Bir mısraında Mevlâna: "Sevgide derlenip toparlananlar şu insan kalabalığı gibi ölmezler" buyurmuştur. Koca Veliyi işte bu yönden mütalâa etmek gerekir: Pişmesi, yanma-sı, açıkçası sevgide derlenip toparlanması ve şu insan kalabalığı gibi ölmeyişi...
Dünya tarihinde hiç-kimse onun kadar aşkla gıdalanmamış, hiçkimse onun kadar aşkı dile getirmemiştir.Divan-ı Kebir'i, Rubaiyat'ı sonsuz aşkının, Fîhi mâ fih'i, Mecalis'i Saba'sı sohbetlerinin, yirmi altı bin beyitlik Mesnevî'si kemalinin semeresi olarak meydana gelmiştir.

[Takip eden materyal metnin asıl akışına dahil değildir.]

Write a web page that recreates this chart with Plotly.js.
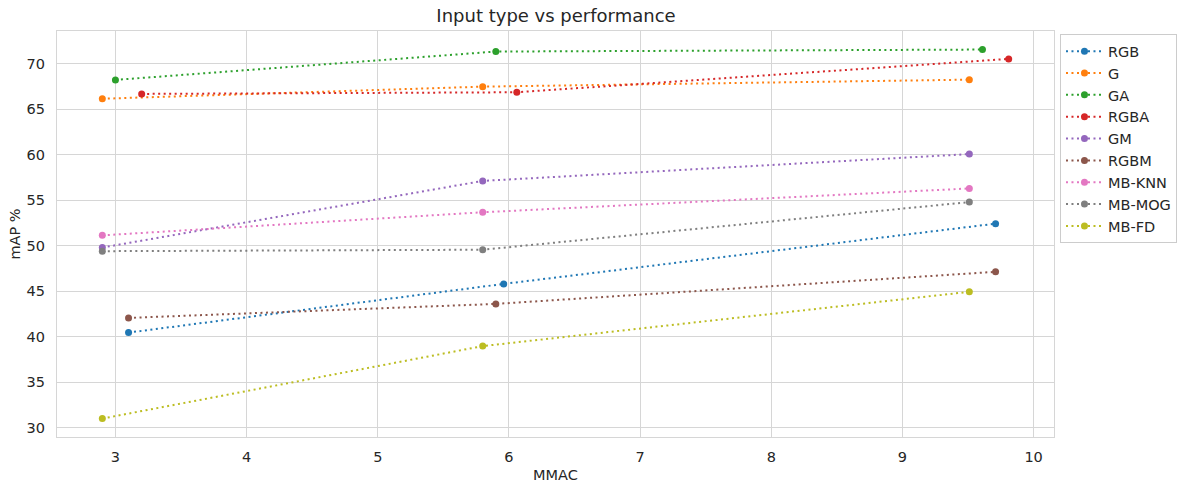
<!DOCTYPE html>
<html>
<head>
<meta charset="utf-8">
<script src="https://cdn.plot.ly/plotly-3.0.1.min.js"></script>
<style>html,body{margin:0;padding:0;background:#fff;}#chart{width:1177px;height:483px;}</style>
</head>
<body>
<div id="chart"></div>
<script>
const seriesNames = ["RGB","G","GA","RGBA","GM","RGBM","MB-KNN","MB-MOG","MB-FD"];
const colors = ["#1f77b4","#ff7f0e","#2ca02c","#d62728","#9467bd","#8c564b","#e377c2","#7f7f7f","#bcbd22"];
const xRGB = [3.1, 5.96, 9.71];    const yRGB = [40.45, 45.8, 52.43];
const xG = [2.9, 5.8, 9.51];       const yG = [66.17, 67.5, 68.27];
const xGA = [3.0, 5.9, 9.61];      const yGA = [68.24, 71.36, 71.58];
const xRGBA = [3.2, 6.06, 9.81];   const yRGBA = [66.7, 66.88, 70.55];
const xGM = [2.9, 5.8, 9.51];      const yGM = [49.8, 57.13, 60.08];
const xRGBM = [3.1, 5.9, 9.71];    const yRGBM = [42.06, 43.6, 47.13];
const xKNN = [2.9, 5.8, 9.51];     const yKNN = [51.14, 53.68, 56.3];
const xMOG = [2.9, 5.8, 9.51];     const yMOG = [49.4, 49.56, 54.8];
const xFD = [2.9, 5.8, 9.51];      const yFD = [30.99, 38.96, 44.93];
const xs = [xRGB,xG,xGA,xRGBA,xGM,xRGBM,xKNN,xMOG,xFD];
const ys = [yRGB,yG,yGA,yRGBA,yGM,yRGBM,yKNN,yMOG,yFD];

const traces = seriesNames.map((n,i)=>({
  type:'scatter', mode:'lines+markers', name:n, x:xs[i], y:ys[i],
  line:{color:colors[i], width:2, dash:'2px,3.5px'},
  marker:{color:colors[i], size:7}
}));
const grid = '#d6d6d6';
const fs = 14.5;
const font = {family:'DejaVu Sans, sans-serif', size:fs, color:'#262626'};
const layout = {
  width:1177, height:483,
  margin:{l:57, r:123, t:31, b:46, autoexpand:false},
  paper_bgcolor:'#fff', plot_bgcolor:'#fff',
  font:font,
  showlegend:true, hovermode:false,
  title:{text:'Input type vs performance', x:0.4724, xanchor:'center', y:0.967, yanchor:'middle', font:{family:'DejaVu Sans, sans-serif', size:18, color:'#262626'}},
  xaxis:{range:[2.5545,10.1555], tickvals:[3,4,5,6,7,8,9,10], ticks:'outside', ticklen:6, tickcolor:'rgba(0,0,0,0)', showgrid:true, gridcolor:grid, gridwidth:1,
    showline:true, linecolor:grid, linewidth:1.2, mirror:true, zeroline:false, automargin:false,
    title:{text:'MMAC', font:{size:fs}, standoff:6}, tickfont:{size:fs}},
  yaxis:{range:[28.96,73.62], tickvals:[30,35,40,45,50,55,60,65,70], ticks:'outside', ticklen:8, tickcolor:'rgba(0,0,0,0)', showgrid:true, gridcolor:grid, gridwidth:1,
    showline:true, linecolor:grid, linewidth:1.2, mirror:true, zeroline:false, automargin:false,
    title:{text:'mAP %', font:{size:fs}, standoff:2}, tickfont:{size:fs}},
  legend:{x:1.006, xanchor:'left', y:0.992, yanchor:'top', bgcolor:'#fff', bordercolor:'#cccccc', borderwidth:1,
    font:{size:fs}, tracegroupgap:0, itemwidth:37}
};
Plotly.newPlot('chart', traces, layout, {displayModeBar:false, staticPlot:true});
</script>
</body>
</html>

Mevlâna, şiiri şairlik için değil, vâsıl olduğu ilâhî HAKİKAT sırlarını âşinâlarına açıklamak gayesiyle söylemiş, vecdini ifadeye vasıta etmiştir. Sözleri hikmet, hakikat kaynağıdır. Kur an-ı Kerim'in, Hadis-i Kudsî ve Hadislerin tefsiri, açıkçası İnsanı Kâmil tarafından izahdır. Bunun için bir şiirinde:
"BEN SÖYLEMİYORUM, HAKK'IN 'NAH NÜ NEFAHNA (Biz üfledik) nefesi içimde üflüyor da iniltilerim tâ Süreyya'ya kadar çıkıyor. Bu tenimin ka-
mışını aziz ve yüce Allah, yokluk kamışlığından kesti, yonttu, ney yapıp üfledi" diye seslenmektedir.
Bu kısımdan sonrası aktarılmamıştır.